ICJ orders Israel to prevent genocide in Gaza

The International Court of Justice (ICJ) issued its first ruling on South Africa’s case against Israel on Friday, ordering Tel Aviv to take all necessary actions to prevent genocide in the besieged Gaza Strip.

The court judges also ordered Israel to punish members of its military who commit genocidal acts. It

did not, however, order Israel to cease its military operation in the Palestinian territory.

A panel of 17 judges agreed that the court, based in The Hague, has jurisdiction to hear South Africa’s case, and passed seven “emergency measures” requested by Pretoria.

In addition to demanding that Israel refrain from committing genocide, the judges ordered Tel Aviv to punish members of its military who commit genocidal acts, as well as officials who publicly call for the genocide of the Palestinians. Israel must also preserve evidence of any genocidal acts already committed, the ruling stated.

The judges also ruled that Israel “shall take immediate and effective measures to address adverse conditions to life in the Gaza Strip”. Israel was further ordered to report back to the court in a month with an update on what it is doing to comply with these measures.

The ruling falls short of South Africa’s full list of demands, which included a measure ordering Israel to “immediately suspend its military operations in and against Gaza”.

However, it also comes as a blow to Israel, which demanded that the court throw out the entire case, describing it as “spurious and specious”.

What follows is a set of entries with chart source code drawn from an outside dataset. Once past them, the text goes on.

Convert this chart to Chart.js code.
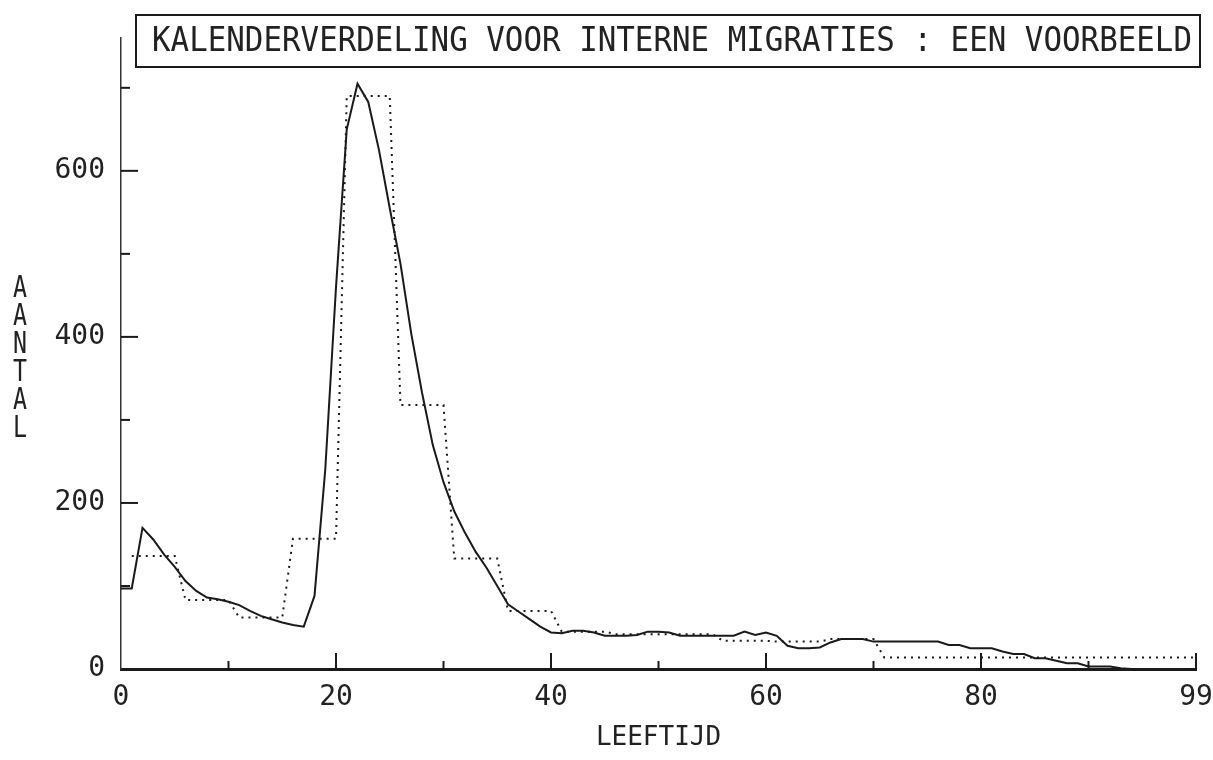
<!DOCTYPE html>
<html>
<head>
<meta charset="utf-8">
<title>Kalenderverdeling voor interne migraties</title>
<script src="https://cdn.jsdelivr.net/npm/chart.js@4.4.0/dist/chart.umd.min.js"></script>
<style>
  html, body { margin: 0; padding: 0; background: #fff; }
  #wrap { width: 1213px; height: 760px; }
</style>
</head>
<body>
<div id="wrap"><canvas id="migratieChart" width="1213" height="760"></canvas></div>
<script>
// --- 1. DATA ---
const chartTitle = 'KALENDERVERDELING VOOR INTERNE MIGRATIES : EEN VOORBEELD';
const xTitle = 'LEEFTIJD';
const yTitle = 'AANTAL';

// solid curve: one value per age step, index = position on the age axis (0..99)
const singleYearValues = [
     97,  97, 170, 156, 138, 123, 106,  94,  86,  84,
     81,  77,  70,  64,  60,  56,  53,  51,  88, 240,
    460, 650, 705, 683, 625, 555, 488, 404, 333, 270,
    225, 190, 164, 141, 122, 100,  78,  69,  60,  51,
     44,  43,  46,  46,  44,  40,  40,  40,  41,  45,
     45,  44,  40,  40,  40,  40,  40,  40,  45,  41,
     44,  40,  28,  25,  25,  26,  32,  36,  36,  36,
     33,  33,  33,  33,  33,  33,  33,  29,  29,  25,
     25,  25,  21,  18,  18,  13,  13,  10,   7,   7,
      3,   3,   3,   1,   0,   0,   0,   0,   0,   0
];

// dotted steps: age groups and their value
const groupFrom   = [  0,  5, 10, 15,  20,  25,  30, 35, 40, 45, 50, 55, 60, 65, 70];
const groupTo     = [  4,  9, 14, 19,  24,  29,  34, 39, 44, 49, 54, 59, 64, 69, 99];
const groupValues = [136, 83, 62, 157, 690, 318, 133, 70, 45, 42, 42, 34, 33, 36, 14];

// axes
const xTickValues = [0, 10, 20, 30, 40, 50, 60, 70, 80, 90, 100];
const xTickLabels = ['0', '', '20', '', '40', '', '60', '', '80', '', '99'];
const yTickValues = [0, 100, 200, 300, 400, 500, 600, 700];
const yTickLabels = ['0', '', '200', '', '400', '', '600', ''];

// --- 2. BUILD POINTS ---
const singlePoints = singleYearValues.map((v, i) => ({ x: i, y: v }));

// the grouped series is plotted one step to the right (age a drawn at a + 1)
const groupPoints = [];
groupFrom.forEach((from, g) => {
    for (let a = from; a <= groupTo[g]; a++) {
        groupPoints.push({ x: a + 1, y: groupValues[g] });
    }
});

// --- 3. CHART ---
const monoFont = "'DejaVu Sans Mono', 'Liberation Mono', monospace";
const ink = '#1a1a1a';

// inward tick marks, boxed title and the stacked y title
const plotterFrame = {
    id: 'plotterFrame',
    afterDraw(chart) {
        const ctx = chart.ctx;
        const area = chart.chartArea;
        const xs = chart.scales.x;
        const ys = chart.scales.y;
        ctx.save();
        ctx.strokeStyle = ink;
        ctx.lineWidth = 2;

        xTickValues.forEach(v => {
            if (v === 0) return;
            const px = xs.getPixelForValue(v);
            const len = (v % 20 === 0) ? 16 : 8;
            ctx.beginPath();
            ctx.moveTo(px, area.bottom);
            ctx.lineTo(px, area.bottom - len);
            ctx.stroke();
        });
        yTickValues.forEach(v => {
            if (v === 0) return;
            const py = ys.getPixelForValue(v);
            const len = (v % 200 === 0) ? 17 : 9;
            ctx.beginPath();
            ctx.moveTo(area.left, py);
            ctx.lineTo(area.left + len, py);
            ctx.stroke();
        });

        // title box, text squeezed to the plotter's narrow lettering
        const boxLeft = area.left + 15;
        const boxRight = area.right + 4;
        ctx.lineWidth = 2;
        ctx.strokeRect(boxLeft, 15, boxRight - boxLeft, 52);
        ctx.fillStyle = '#222';
        ctx.font = '33px ' + monoFont;
        ctx.textBaseline = 'middle';
        ctx.textAlign = 'left';
        ctx.fillText(chartTitle, boxLeft + 16, 42, boxRight - boxLeft - 24);

        // y title, letters stacked upright
        ctx.font = '31px ' + monoFont;
        ctx.textAlign = 'center';
        yTitle.split('').forEach((ch, i) => {
            ctx.fillText(ch, 20, 289 + i * 28, 14);
        });
        ctx.restore();
    }
};

new Chart(document.getElementById('migratieChart'), {
    type: 'line',
    data: {
        datasets: [
            {
                label: 'per leeftijd',
                data: singlePoints,
                borderColor: ink,
                borderWidth: 2,
                pointRadius: 0,
                tension: 0
            },
            {
                label: 'per groep',
                data: groupPoints,
                borderColor: ink,
                borderWidth: 2,
                borderDash: [2, 5],
                pointRadius: 0,
                tension: 0
            }
        ]
    },
    options: {
        responsive: false,
        animation: false,
        devicePixelRatio: 1,
        layout: { padding: { top: 38, right: 17, left: 0, bottom: 0 } },
        plugins: {
            legend: { display: false },
            tooltip: { enabled: false },
            title: { display: false }
        },
        scales: {
            x: {
                type: 'linear',
                min: 0,
                max: 100,
                afterBuildTicks: s => { s.ticks = xTickValues.map(v => ({ value: v })); },
                afterFit: s => { s.height = 91; s.paddingLeft = 0; s.paddingRight = 0; },
                grid: { display: false, drawTicks: false },
                border: { display: true, color: ink, width: 3 },
                ticks: {
                    autoSkip: false,
                    maxRotation: 0,
                    padding: 12,
                    color: '#222',
                    font: { family: monoFont, size: 28 },
                    callback: v => xTickLabels[xTickValues.indexOf(v)]
                },
                title: {
                    display: true,
                    text: xTitle,
                    color: '#222',
                    font: { family: monoFont, size: 26 },
                    padding: { top: 0, bottom: 6 }
                }
            },
            y: {
                min: 0,
                max: 760,
                afterBuildTicks: s => { s.ticks = yTickValues.map(v => ({ value: v })); },
                afterFit: s => { s.width = 121; },
                grid: { display: false, drawTicks: false },
                border: { display: true, color: '#333', width: 1.5 },
                ticks: {
                    padding: 16,
                    color: '#222',
                    font: { family: monoFont, size: 28 },
                    callback: v => yTickLabels[yTickValues.indexOf(v)]
                }
            }
        }
    },
    plugins: [plotterFrame]
});
</script>
</body>
</html>
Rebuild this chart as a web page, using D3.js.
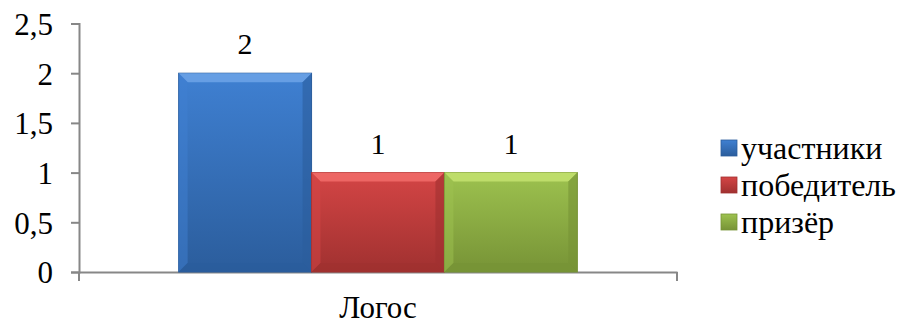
<!DOCTYPE html>
<html><head><meta charset="utf-8">
<script src="https://cdn.jsdelivr.net/npm/d3@7"></script>
<style>body{margin:0;background:#fff}svg{display:block}</style>
</head><body><svg id="c" width="902" height="329"></svg>
<script>
const categories = ["Логос"];
const seriesNames = ["участники", "победитель", "призёр"];
const seriesValues = [[2], [1], [1]];
const yTicks = [0, 0.5, 1, 1.5, 2, 2.5];
const colors = [["#6aa2e6","#3f80d2","#2b5d9c"],["#ef6a68","#d44545","#a03130"],["#c2e06e","#9dc24f","#779336"]];
const FONT = "'Liberation Serif'";

const svg = d3.select("#c");
const x0 = d3.scaleBand().domain(categories).range([79, 677]).paddingInner(0).paddingOuter(0);
const y = d3.scaleLinear().domain([0, 2.5]).range([272, 23.5]);
const groupW = x0.bandwidth() * 3 / 4.5;
const x1 = d3.scaleBand().domain(seriesNames).range([0, groupW]);
const fmt = v => String(v).replace(".", ",");

const defs = svg.append("defs");
colors.forEach((c, i) => {
  const g = defs.append("linearGradient").attr("id", "g" + i).attr("x1", 0).attr("y1", 0).attr("x2", 0).attr("y2", 1);
  g.append("stop").attr("offset", "0%").attr("stop-color", c[1]);
  g.append("stop").attr("offset", "100%").attr("stop-color", c[2]);
});

// axes
const yAxis = svg.append("g").attr("transform", "translate(79,0)")
  .call(d3.axisLeft(y).tickValues(yTicks).tickFormat(fmt).tickSize(8).tickPadding(18));
yAxis.select(".domain").attr("stroke", "#878787").attr("stroke-width", 2);
yAxis.selectAll(".tick line").attr("stroke", "#878787").attr("stroke-width", 2);
yAxis.selectAll(".tick text").style("font-family", FONT).style("font-size", "31px").attr("fill", "#000").attr("dy", "0.35em");

const xAxis = svg.append("g").attr("transform", "translate(0,272)")
  .call(d3.axisBottom(x0).tickSize(0).tickPadding(24));
xAxis.select(".domain").attr("stroke", "#878787").attr("stroke-width", 2);
xAxis.selectAll(".tick text").style("font-family", FONT).style("font-size", "31px").attr("fill", "#000");
svg.append("g").selectAll("line").data([x0.range()[0], x0.range()[1]]).join("line")
  .attr("x1", d => d).attr("x2", d => d).attr("y1", 272).attr("y2", 281)
  .attr("stroke", "#878787").attr("stroke-width", 2);

// bars
const gx = x0(categories[0]) + (x0.bandwidth() - groupW) / 2;
seriesNames.forEach((s, i) => {
  const v = seriesValues[i][0];
  const bx = gx + x1(s), bw = x1.bandwidth(), by = y(v), bh = y(0) - by;
  const g = svg.append("g");
  g.append("rect").attr("x", bx).attr("y", by).attr("width", bw).attr("height", bh).attr("fill", `url(#g${i})`)
    .attr("stroke", colors[i][2]).attr("stroke-width", 1);
  const b = 9;
  g.append("polygon").attr("points", [[bx, by], [bx + bw, by], [bx + bw - b, by + b], [bx + b, by + b]].join(" "))
    .attr("fill", colors[i][0]).attr("opacity", 0.9);
  g.append("polygon").attr("points", [[bx, by], [bx + b, by + b], [bx + b, by + bh - b], [bx, by + bh]].join(" "))
    .attr("fill", colors[i][1]).attr("opacity", 0.5);
  g.append("polygon").attr("points", [[bx + bw, by], [bx + bw, by + bh], [bx + bw - b, by + bh - b], [bx + bw - b, by + b]].join(" "))
    .attr("fill", colors[i][2]).attr("opacity", 0.6);
  g.append("polygon").attr("points", [[bx, by + bh], [bx + b, by + bh - b], [bx + bw - b, by + bh - b], [bx + bw, by + bh]].join(" "))
    .attr("fill", colors[i][2]).attr("opacity", 0.8);
  svg.append("text").attr("x", bx + bw / 2).attr("y", by - 19).attr("text-anchor", "middle")
    .style("font-family", FONT).style("font-size", "30px").attr("fill", "#000").text(fmt(v));
});

// legend
const leg = svg.append("g");
seriesNames.forEach((s, i) => {
  const ly = 148 + i * 37;
  leg.append("rect").attr("x", 721).attr("y", ly - 8).attr("width", 16).attr("height", 16)
    .attr("fill", `url(#g${i})`).attr("stroke", colors[i][2]).attr("stroke-width", 0.8);
  leg.append("text").attr("x", 741).attr("y", ly).attr("dy", "0.33em")
    .style("font-family", FONT).style("font-size", "32px").attr("fill", "#000").text(s);
});
</script></body></html>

While the ICJ’s rulings are final and legally binding, the court lacks any method of enforcing them. Nevertheless, the Palestinian Foreign Ministry hailed Friday’s verdict as an “important reminder” that no state is above the law.

South African Foreign Minister Naledi Pandor said on Friday that her country’s aim was “to highlight the plight of the innocent in Palestine” and “draw attention to the lack of justice and freedom”. Regardless of how the case plays out, Pandor told Ubuntu Radio that Pretoria has already achieved these goals.

South Africa lodged its case in late December, arguing that Israel was breaching the UN Genocide Convention by “killing Palestinians in Gaza, causing them serious bodily and mental harm, and inflicting on them conditions of life calculated to bring about their physical destruction”.

Hamas fighters attacked Israel on October 7, killing around 1,200 people and taking nearly 250 to Gaza as hostages. Israel responded by declaring war on the Palestinian group and placing Gaza under a near-total siege. After three weeks of aerial bombardment, Israeli ground forces entered the blockaded enclave in late October, where they remain engaged in combat with Hamas.

The Israeli operation has killed more than 26,000 Palestinians, roughly two-thirds of whom were women and children, according to the latest figures from the Gaza Health Ministry. Around 60% of the enclave’s infrastructure has been destroyed and a quarter of its population are starving and unable to access drinking water, according to a UN report published earlier this month.